• _WHAT TO WORK ON_
What is to be printed is the span of lines starting at the one containing "Convert this chart to matplotlib code." and ending at the one containing "from matplotlib.lines import Line2D", reproduced exactly with pictures left out.
[START OF INPUT DATA]
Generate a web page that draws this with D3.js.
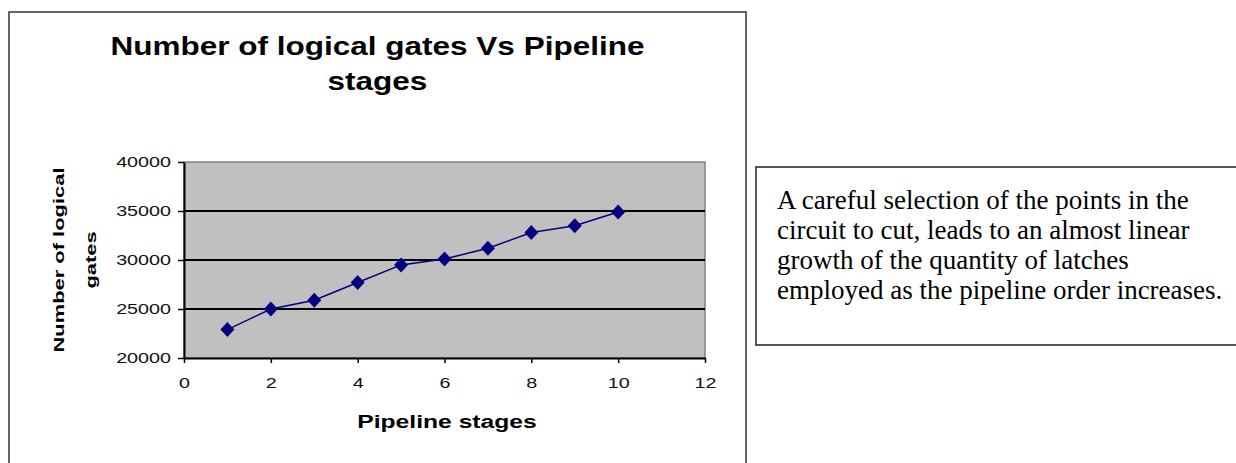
[END OF INPUT DATA]
[START OF INPUT DATA]
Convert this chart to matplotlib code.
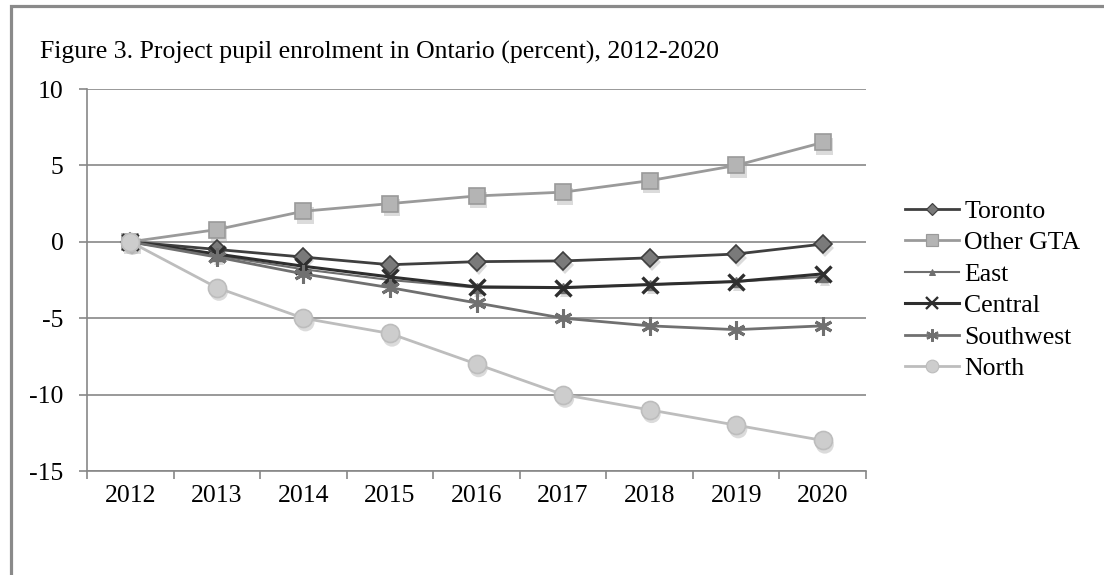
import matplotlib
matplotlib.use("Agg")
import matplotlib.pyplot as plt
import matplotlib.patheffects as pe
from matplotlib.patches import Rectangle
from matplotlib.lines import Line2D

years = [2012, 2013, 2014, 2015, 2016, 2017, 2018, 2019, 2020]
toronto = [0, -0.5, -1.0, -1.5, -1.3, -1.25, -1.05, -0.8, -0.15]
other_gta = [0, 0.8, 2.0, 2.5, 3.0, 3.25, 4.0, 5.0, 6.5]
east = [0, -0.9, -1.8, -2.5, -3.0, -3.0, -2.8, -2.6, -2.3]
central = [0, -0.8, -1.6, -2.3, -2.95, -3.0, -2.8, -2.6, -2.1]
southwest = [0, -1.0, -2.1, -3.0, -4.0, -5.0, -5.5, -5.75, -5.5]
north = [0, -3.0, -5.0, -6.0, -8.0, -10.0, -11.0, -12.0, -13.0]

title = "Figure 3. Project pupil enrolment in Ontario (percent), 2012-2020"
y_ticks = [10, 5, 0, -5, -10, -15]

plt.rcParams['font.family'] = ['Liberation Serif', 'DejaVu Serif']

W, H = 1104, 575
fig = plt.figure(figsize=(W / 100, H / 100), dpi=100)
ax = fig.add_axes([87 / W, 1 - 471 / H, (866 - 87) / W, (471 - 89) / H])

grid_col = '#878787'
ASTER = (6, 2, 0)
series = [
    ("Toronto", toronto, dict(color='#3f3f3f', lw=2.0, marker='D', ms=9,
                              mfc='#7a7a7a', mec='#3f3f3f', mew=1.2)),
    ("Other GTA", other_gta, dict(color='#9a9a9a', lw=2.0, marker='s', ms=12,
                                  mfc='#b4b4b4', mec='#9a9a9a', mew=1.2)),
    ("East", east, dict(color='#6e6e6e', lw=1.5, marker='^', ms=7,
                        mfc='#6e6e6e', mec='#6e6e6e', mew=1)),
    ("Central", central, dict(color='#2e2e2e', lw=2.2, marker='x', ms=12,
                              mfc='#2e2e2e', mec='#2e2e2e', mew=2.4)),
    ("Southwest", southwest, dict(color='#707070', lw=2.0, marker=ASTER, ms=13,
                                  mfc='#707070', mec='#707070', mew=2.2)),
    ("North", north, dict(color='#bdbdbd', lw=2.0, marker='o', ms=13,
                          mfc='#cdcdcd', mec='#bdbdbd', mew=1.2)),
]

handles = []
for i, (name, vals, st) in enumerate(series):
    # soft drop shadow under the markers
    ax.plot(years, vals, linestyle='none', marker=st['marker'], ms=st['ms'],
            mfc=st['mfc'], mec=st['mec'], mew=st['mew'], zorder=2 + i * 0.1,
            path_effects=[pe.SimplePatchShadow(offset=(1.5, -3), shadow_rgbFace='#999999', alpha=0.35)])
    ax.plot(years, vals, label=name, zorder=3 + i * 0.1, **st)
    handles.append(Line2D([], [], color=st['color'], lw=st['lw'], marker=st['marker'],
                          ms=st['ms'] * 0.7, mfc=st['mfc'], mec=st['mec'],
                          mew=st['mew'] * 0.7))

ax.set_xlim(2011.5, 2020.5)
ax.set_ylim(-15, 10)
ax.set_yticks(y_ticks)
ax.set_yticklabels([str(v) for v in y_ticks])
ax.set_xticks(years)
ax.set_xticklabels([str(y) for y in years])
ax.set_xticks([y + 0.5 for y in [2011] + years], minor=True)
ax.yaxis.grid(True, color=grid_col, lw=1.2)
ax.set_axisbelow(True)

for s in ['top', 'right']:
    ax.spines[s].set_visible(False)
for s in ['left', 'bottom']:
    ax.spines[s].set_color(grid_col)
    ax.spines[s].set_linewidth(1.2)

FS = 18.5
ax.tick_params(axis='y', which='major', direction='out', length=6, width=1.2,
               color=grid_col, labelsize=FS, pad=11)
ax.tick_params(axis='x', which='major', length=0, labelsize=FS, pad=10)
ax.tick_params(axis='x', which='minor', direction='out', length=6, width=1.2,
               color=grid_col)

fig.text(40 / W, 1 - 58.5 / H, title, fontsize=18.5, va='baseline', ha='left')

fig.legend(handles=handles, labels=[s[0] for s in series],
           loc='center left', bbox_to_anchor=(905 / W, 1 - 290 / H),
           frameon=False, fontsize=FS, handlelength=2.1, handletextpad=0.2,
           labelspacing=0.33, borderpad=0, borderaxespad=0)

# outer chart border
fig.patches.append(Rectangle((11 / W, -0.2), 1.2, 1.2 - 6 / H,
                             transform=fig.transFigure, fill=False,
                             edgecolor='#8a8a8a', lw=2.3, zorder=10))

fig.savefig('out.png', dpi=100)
[END OF INPUT DATA]
• _ANSWER TO THE EXERCISE_
Convert this chart to matplotlib code.
import matplotlib
matplotlib.use("Agg")
import matplotlib.pyplot as plt
import matplotlib.patheffects as pe
from matplotlib.patches import Rectangle
from matplotlib.lines import Line2D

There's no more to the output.